-- AIM OF THE EXERCISE --
With all pictures omitted, return verbatim the lines from the beginning of the records below through the line containing "(Доля выпускников в".

-- SUPPLIED DATA --
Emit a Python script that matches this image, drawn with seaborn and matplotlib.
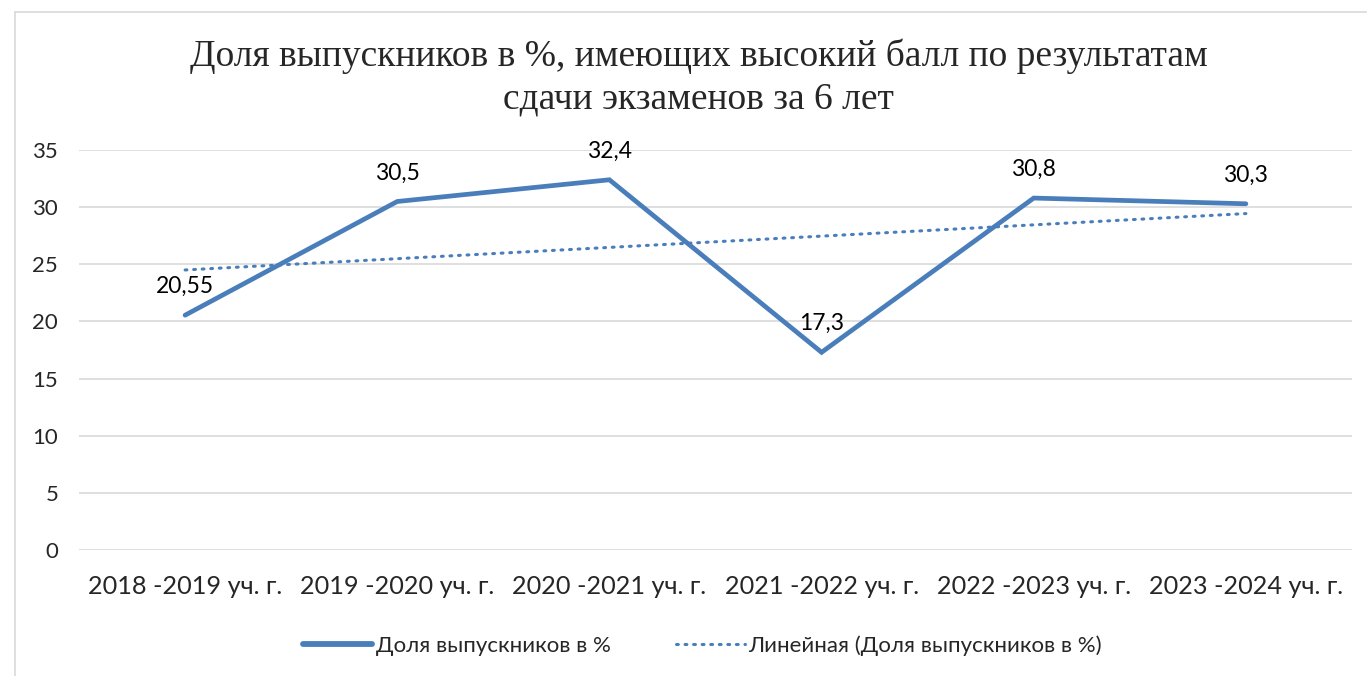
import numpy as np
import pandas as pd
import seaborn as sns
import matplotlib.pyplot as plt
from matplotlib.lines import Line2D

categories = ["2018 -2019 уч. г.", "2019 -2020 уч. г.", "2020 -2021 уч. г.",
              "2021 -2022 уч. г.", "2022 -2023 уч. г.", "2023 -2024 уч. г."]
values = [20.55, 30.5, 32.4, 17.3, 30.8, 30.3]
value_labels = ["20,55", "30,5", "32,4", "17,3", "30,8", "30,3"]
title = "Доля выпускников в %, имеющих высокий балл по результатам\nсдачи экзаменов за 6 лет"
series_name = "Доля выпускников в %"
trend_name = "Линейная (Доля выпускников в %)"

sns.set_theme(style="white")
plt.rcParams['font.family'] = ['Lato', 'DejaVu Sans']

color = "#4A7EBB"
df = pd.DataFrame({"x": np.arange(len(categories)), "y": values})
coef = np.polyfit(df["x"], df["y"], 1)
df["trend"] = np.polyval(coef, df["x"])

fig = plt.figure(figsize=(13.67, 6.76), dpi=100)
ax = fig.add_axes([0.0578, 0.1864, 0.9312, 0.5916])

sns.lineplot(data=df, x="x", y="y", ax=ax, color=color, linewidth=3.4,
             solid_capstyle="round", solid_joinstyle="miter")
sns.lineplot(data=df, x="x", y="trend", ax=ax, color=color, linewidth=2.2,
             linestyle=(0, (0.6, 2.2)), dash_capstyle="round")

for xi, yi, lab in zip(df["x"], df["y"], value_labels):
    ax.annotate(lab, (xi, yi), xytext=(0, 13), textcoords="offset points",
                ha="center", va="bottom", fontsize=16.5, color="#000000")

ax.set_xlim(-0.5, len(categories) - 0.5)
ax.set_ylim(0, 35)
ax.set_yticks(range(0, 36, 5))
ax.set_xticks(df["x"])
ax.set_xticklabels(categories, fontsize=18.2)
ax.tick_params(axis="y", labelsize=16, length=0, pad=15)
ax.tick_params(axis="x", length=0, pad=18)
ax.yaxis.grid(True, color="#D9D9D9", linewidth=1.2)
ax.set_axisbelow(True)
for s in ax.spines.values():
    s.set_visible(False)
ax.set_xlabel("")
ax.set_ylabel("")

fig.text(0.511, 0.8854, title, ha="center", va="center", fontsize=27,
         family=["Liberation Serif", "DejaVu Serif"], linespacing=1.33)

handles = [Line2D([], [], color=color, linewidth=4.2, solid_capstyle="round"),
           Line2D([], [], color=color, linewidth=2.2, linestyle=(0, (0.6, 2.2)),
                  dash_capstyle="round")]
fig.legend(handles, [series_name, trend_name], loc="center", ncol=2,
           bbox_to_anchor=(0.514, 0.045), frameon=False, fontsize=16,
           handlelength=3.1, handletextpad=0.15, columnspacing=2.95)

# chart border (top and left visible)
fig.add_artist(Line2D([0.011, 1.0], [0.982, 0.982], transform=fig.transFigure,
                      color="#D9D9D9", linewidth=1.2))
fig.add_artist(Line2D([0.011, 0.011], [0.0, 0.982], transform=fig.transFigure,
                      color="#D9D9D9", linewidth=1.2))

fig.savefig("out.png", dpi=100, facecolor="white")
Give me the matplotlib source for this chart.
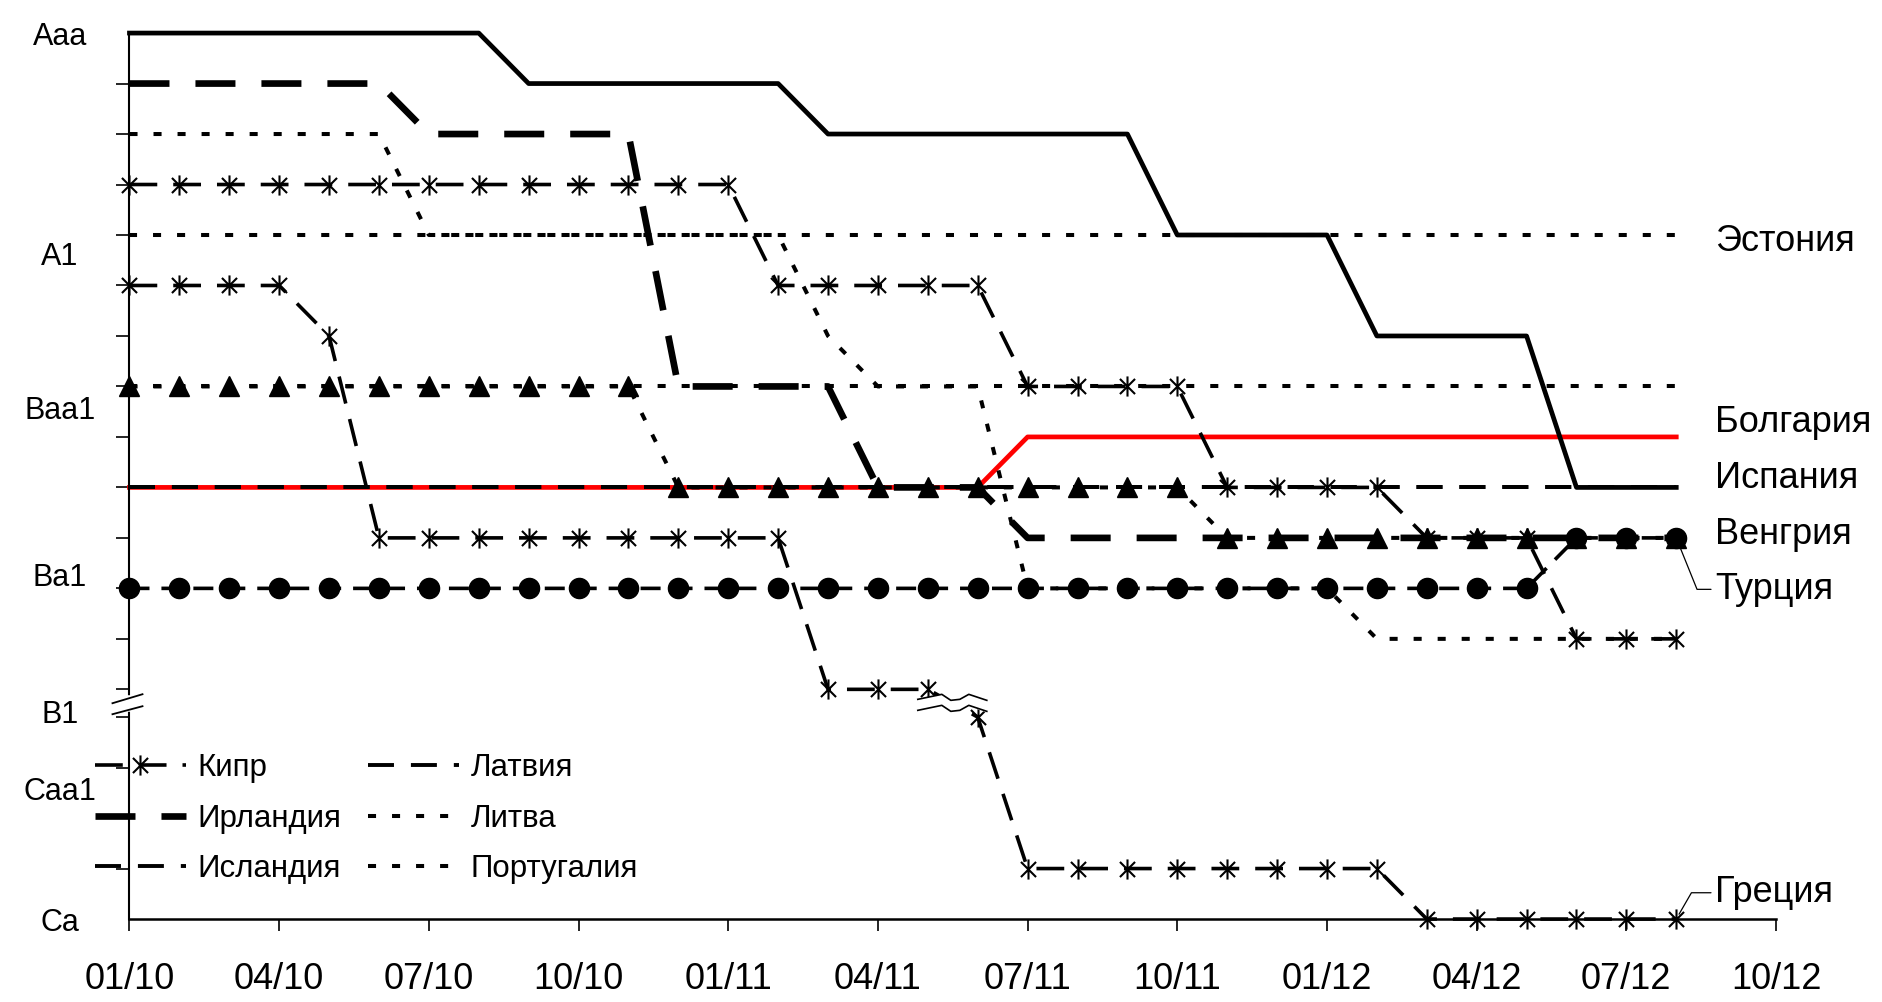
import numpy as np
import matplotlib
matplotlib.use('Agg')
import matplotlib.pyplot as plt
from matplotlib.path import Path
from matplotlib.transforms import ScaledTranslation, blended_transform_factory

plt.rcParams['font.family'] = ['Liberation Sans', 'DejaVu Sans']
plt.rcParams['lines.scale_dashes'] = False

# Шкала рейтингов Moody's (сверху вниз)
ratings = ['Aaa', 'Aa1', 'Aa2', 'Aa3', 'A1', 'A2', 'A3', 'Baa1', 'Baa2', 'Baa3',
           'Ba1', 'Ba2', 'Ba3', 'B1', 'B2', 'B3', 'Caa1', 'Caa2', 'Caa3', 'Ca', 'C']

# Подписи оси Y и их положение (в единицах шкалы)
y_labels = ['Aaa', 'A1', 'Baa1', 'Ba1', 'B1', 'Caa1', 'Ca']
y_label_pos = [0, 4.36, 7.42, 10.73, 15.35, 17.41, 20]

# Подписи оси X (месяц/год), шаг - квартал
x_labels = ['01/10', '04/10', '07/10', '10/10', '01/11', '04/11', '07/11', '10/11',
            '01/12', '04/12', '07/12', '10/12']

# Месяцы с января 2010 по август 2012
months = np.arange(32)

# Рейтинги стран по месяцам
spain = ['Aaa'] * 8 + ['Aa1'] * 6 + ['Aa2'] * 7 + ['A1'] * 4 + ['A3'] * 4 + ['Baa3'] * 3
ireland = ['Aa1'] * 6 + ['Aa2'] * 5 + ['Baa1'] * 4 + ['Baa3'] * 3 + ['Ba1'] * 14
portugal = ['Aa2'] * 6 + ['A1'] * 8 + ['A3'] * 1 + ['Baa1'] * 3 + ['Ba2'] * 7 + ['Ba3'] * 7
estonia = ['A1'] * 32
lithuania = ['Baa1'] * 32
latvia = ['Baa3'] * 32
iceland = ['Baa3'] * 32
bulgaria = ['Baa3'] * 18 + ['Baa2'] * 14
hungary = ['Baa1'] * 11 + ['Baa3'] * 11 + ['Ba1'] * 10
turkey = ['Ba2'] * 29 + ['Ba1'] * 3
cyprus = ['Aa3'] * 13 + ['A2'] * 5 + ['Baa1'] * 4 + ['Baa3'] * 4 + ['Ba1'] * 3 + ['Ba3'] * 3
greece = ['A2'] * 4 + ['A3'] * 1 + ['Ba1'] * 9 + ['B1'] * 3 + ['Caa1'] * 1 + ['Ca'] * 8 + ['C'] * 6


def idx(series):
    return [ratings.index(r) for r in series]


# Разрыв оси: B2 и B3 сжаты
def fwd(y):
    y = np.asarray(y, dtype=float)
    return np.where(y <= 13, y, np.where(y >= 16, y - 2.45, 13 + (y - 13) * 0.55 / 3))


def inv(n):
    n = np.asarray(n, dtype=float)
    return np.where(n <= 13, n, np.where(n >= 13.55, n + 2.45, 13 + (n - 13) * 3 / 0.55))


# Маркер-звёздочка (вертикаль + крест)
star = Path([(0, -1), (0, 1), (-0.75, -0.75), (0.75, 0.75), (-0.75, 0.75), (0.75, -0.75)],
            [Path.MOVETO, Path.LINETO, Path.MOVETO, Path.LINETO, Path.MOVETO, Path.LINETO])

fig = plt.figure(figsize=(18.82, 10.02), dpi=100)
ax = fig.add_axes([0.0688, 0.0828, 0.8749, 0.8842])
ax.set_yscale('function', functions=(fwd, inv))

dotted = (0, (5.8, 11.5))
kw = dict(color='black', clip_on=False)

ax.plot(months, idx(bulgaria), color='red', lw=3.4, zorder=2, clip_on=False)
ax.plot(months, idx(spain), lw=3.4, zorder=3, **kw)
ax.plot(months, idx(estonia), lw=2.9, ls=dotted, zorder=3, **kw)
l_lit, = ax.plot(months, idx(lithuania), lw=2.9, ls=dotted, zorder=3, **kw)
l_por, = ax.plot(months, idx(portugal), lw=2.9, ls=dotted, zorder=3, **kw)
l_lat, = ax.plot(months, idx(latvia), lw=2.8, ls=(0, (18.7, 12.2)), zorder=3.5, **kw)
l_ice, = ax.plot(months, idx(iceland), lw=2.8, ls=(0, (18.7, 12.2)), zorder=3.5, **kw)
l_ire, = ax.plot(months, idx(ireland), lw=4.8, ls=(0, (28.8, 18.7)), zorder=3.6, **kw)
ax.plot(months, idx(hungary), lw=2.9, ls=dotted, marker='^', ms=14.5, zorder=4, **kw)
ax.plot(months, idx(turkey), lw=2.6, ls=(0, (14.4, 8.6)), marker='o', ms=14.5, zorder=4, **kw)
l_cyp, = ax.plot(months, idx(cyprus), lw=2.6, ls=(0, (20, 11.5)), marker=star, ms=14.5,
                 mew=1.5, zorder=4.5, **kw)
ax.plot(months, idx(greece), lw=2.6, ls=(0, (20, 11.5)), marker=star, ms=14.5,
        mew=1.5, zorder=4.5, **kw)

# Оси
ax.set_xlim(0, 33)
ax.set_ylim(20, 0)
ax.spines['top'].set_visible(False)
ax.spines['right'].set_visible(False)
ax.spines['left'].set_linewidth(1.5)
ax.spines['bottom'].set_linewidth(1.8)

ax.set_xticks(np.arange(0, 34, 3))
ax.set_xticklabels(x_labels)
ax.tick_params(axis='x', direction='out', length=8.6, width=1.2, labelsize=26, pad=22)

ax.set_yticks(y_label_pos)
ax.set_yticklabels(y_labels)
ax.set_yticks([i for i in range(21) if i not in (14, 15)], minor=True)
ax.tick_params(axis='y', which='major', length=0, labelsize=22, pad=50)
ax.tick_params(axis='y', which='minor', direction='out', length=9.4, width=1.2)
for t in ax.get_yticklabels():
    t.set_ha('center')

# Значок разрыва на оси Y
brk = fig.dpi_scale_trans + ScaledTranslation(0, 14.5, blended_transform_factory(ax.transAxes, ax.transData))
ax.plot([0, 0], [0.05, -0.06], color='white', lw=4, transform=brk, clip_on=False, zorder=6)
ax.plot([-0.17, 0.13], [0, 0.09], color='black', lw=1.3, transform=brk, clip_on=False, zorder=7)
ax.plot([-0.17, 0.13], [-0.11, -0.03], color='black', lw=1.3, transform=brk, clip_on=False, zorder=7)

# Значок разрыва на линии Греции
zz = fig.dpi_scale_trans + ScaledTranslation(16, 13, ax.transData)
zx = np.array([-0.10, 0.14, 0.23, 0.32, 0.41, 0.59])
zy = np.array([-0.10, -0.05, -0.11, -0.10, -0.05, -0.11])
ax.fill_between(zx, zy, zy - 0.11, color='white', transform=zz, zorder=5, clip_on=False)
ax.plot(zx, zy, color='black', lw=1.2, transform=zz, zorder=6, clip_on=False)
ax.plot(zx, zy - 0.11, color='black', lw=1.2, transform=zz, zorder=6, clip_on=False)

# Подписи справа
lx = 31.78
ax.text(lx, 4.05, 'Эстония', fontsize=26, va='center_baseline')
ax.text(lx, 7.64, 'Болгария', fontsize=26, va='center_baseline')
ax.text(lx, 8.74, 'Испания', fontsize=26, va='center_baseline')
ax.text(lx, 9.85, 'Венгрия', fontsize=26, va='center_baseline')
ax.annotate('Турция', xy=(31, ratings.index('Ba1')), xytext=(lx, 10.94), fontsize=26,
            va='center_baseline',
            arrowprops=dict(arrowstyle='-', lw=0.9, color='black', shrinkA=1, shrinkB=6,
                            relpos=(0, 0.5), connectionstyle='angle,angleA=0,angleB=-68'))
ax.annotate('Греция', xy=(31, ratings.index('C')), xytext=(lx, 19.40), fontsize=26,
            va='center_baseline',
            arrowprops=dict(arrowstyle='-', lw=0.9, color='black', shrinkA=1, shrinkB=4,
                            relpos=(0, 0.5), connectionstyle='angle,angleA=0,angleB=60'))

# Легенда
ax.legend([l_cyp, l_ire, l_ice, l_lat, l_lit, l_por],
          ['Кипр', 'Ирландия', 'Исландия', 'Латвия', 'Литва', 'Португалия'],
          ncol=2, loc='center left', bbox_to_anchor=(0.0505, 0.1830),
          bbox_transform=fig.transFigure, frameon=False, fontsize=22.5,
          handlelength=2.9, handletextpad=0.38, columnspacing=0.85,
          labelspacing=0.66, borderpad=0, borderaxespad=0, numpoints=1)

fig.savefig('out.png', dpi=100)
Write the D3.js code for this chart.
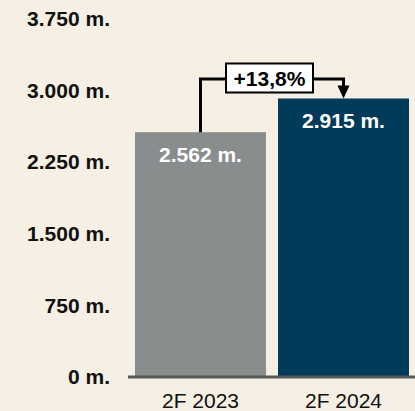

-- FULL ANSWER --
Emit a Python script that matches this image, drawn with seaborn and matplotlib.
import numpy as np
import pandas as pd
import seaborn as sns
import matplotlib.pyplot as plt
from matplotlib.lines import Line2D

categories = ["2018 -2019 уч. г.", "2019 -2020 уч. г.", "2020 -2021 уч. г.",
              "2021 -2022 уч. г.", "2022 -2023 уч. г.", "2023 -2024 уч. г."]
values = [20.55, 30.5, 32.4, 17.3, 30.8, 30.3]
value_labels = ["20,55", "30,5", "32,4", "17,3", "30,8", "30,3"]
title = "Доля выпускников в %, имеющих высокий балл по результатам\nсдачи экзаменов за 6 лет"
series_name = "Доля выпускников в %"
trend_name = "Линейная (Доля выпускников в %)"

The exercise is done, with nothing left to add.